More to the point she sailed well and remarkably fast. The small hull carried all the sail I had designed very easily in a lightish breeze. Without the rudder fitted, she seemed a little too inclined to screw up into the wind. I needed to keep the headsails tighter than I would ideally have wished to keep her moving. Fitting the rudder didn’t make a great deal of difference, probably because both the rudder and its weight were relatively small. I decided that as well as making some cotton headsails more or less the size of the plastic ones, I would make a single big headsail that would be of slightly greater area than the two separate ones, and rather more efficient. It would also be easier to adjust its position relative to the rest of the rig so as to get the sail plan into a perfect balance.
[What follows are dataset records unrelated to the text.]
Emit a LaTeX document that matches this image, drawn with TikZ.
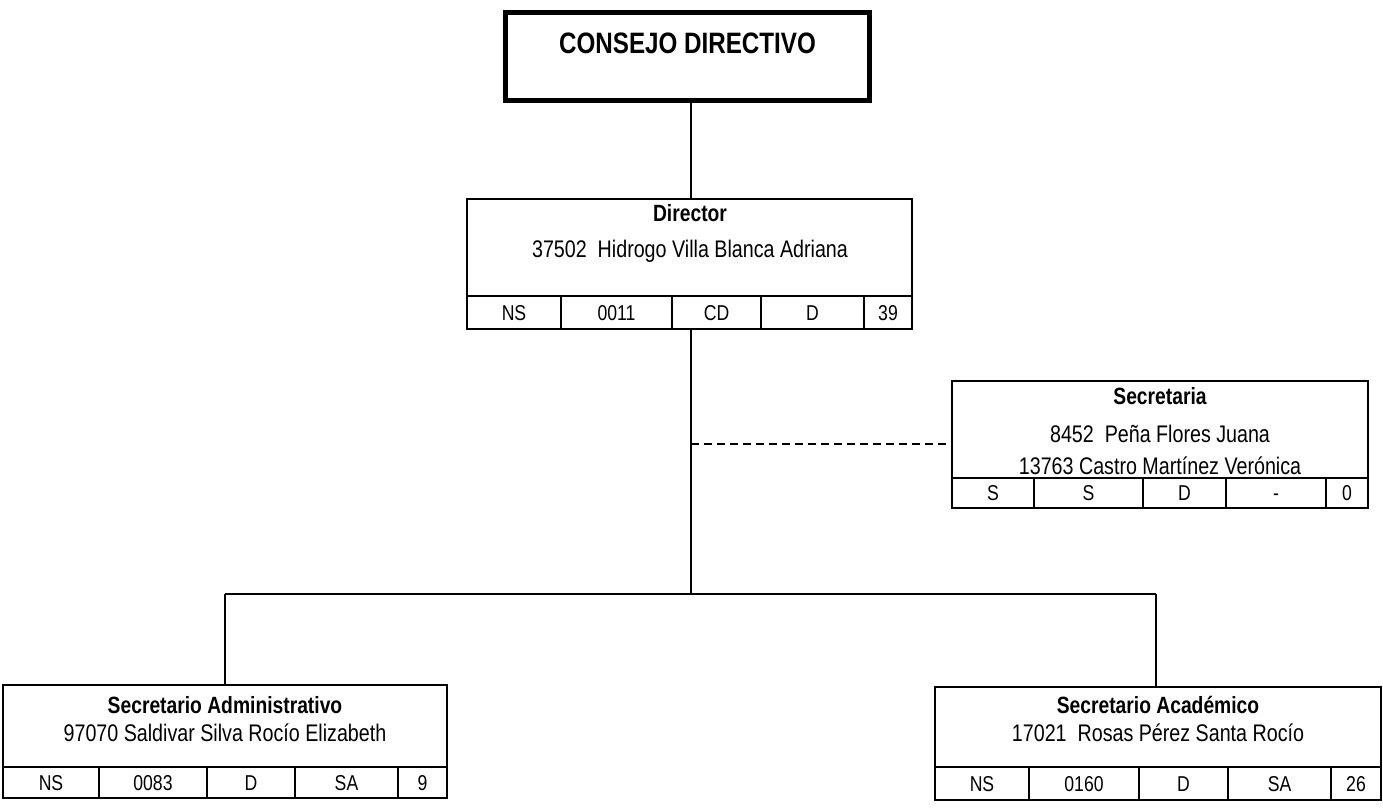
\documentclass[tikz,border=0pt]{standalone}
\usepackage{fontspec}
\setmainfont{Liberation Sans}[FakeStretch=0.82]
\begin{document}
\begin{tikzpicture}[x=1pt,y=-1pt,
  box/.style={draw, line width=2pt, inner sep=0pt},
  bigbox/.style={draw, line width=5pt, inner sep=0pt},
  cell/.style={draw, line width=2pt, inner sep=0pt, font=\fontsize{21.5}{24}\selectfont, text height=15.4pt, text depth=0pt},
  ttl/.style={anchor=base, inner sep=0pt, font=\fontsize{23.5}{28}\selectfont\bfseries},
  txt/.style={anchor=base, inner sep=0pt, font=\fontsize{24}{28}\selectfont},
  conn/.style={line width=1.5pt},
  dconn/.style={line width=1.8pt, dash pattern=on 8pt off 5pt}
]
\useasboundingbox (0,0) rectangle (1383,807);

% Consejo directivo
\node[bigbox, minimum width=364pt, minimum height=88pt] (consejo) at (687.5,56) {};
\node[anchor=base, inner sep=0pt, font=\fontsize{29.5}{34}\selectfont\bfseries] (consejoT) at (687.5,53.6) {CONSEJO DIRECTIVO};

% Director
\node[box, minimum width=445pt, minimum height=130pt] (dir) at (689.5,264) {};
\node[ttl] (dirT) at (690,221.6) {Director};
\node[txt] (dirN) at (690,257.6) {37502\ \ Hidrogo Villa Blanca Adriana};
\node[cell, minimum width=94pt, minimum height=33pt] (dir1) at (514,312.5) {NS};
\node[cell, minimum width=111pt, minimum height=33pt] (dir2) at (616.5,312.5) {0011};
\node[cell, minimum width=89pt, minimum height=33pt] (dir3) at (716.5,312.5) {CD};
\node[cell, minimum width=103pt, minimum height=33pt] (dir4) at (812.5,312.5) {D};
\node[cell, minimum width=48pt, minimum height=33pt] (dir5) at (888,312.5) {39};

% Secretaria
\node[box, minimum width=416pt, minimum height=127pt] (sec) at (1160,444.5) {};
\node[ttl] (secT) at (1160,404.6) {Secretaria};
\node[txt] (secN1) at (1160,442) {8452\ \ Peña Flores Juana};
\node[txt] (secN2) at (1160,474.6) {13763 Castro Martínez Verónica};
\node[cell, minimum width=82pt, minimum height=30pt] (sec1) at (993,493) {S};
\node[cell, minimum width=109pt, minimum height=30pt] (sec2) at (1088.5,493) {S};
\node[cell, minimum width=83pt, minimum height=30pt] (sec3) at (1184.5,493) {D};
\node[cell, minimum width=100pt, minimum height=30pt] (sec4) at (1276,493) {-};
\node[cell, minimum width=42pt, minimum height=30pt] (sec5) at (1347,493) {0};

% Secretario Administrativo
\node[box, minimum width=444pt, minimum height=113pt] (adm) at (225,741.5) {};
\node[ttl] (admT) at (225,713) {Secretario Administrativo};
\node[txt] (admN) at (225,741) {97070 Saldivar Silva Rocío Elizabeth};
\node[cell, minimum width=96pt, minimum height=31pt] (adm1) at (51,782.5) {NS};
\node[cell, minimum width=108pt, minimum height=31pt] (adm2) at (153,782.5) {0083};
\node[cell, minimum width=88pt, minimum height=31pt] (adm3) at (251,782.5) {D};
\node[cell, minimum width=103pt, minimum height=31pt] (adm4) at (346.5,782.5) {SA};
\node[cell, minimum width=49pt, minimum height=31pt] (adm5) at (422.5,782.5) {9};

% Secretario Academico
\node[box, minimum width=446pt, minimum height=113pt] (aca) at (1158,743.5) {};
\node[ttl] (acaT) at (1158,713.5) {Secretario Académico};
\node[txt] (acaN) at (1158,741.5) {17021\ \ Rosas Pérez Santa Rocío};
\node[cell, minimum width=94pt, minimum height=33pt] (aca1) at (982,783.5) {NS};
\node[cell, minimum width=110pt, minimum height=33pt] (aca2) at (1084,783.5) {0160};
\node[cell, minimum width=89pt, minimum height=33pt] (aca3) at (1183.5,783.5) {D};
\node[cell, minimum width=103pt, minimum height=33pt] (aca4) at (1279.5,783.5) {SA};
\node[cell, minimum width=50pt, minimum height=33pt] (aca5) at (1356,783.5) {26};

% connectors
\coordinate (trunk) at (691,594);
\coordinate (lb) at (225,594);
\coordinate (rb) at (1156,594);
\coordinate (dj) at (691,444);
\draw[conn] (consejo.south -| trunk) -- (dir.north -| trunk);
\draw[conn] (dir.south -| trunk) -- (trunk);
\draw[conn] (lb) -- (rb);
\draw[conn] (lb) -- (lb |- adm.north);
\draw[conn] (rb) -- (rb |- aca.north);
\draw[dconn] (dj) -- (dj -| sec.west);
\end{tikzpicture}
\end{document}
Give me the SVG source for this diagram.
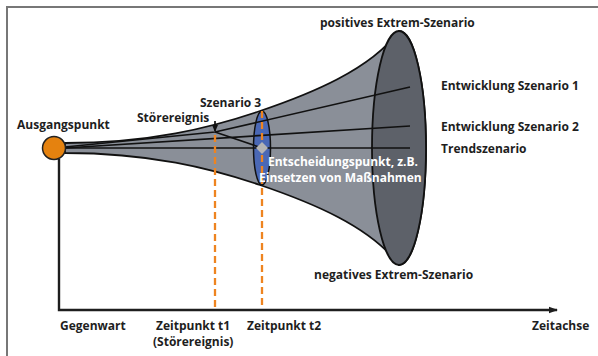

There are photos of this and the topsails I have built since that outing, but so far she hasn’t sailed again.

This is a particularly fine example of a good quality commercial toy boat and though there is no way of knowing whether the rig I created is anything like what Paxton would have used, there is no doubt that he knew what he was about. Any Edwardian child who was lucky enough to own one should have been as pleased as I was. More important, in view of my earlier experiments with a Paxton boat, she didn’t sink.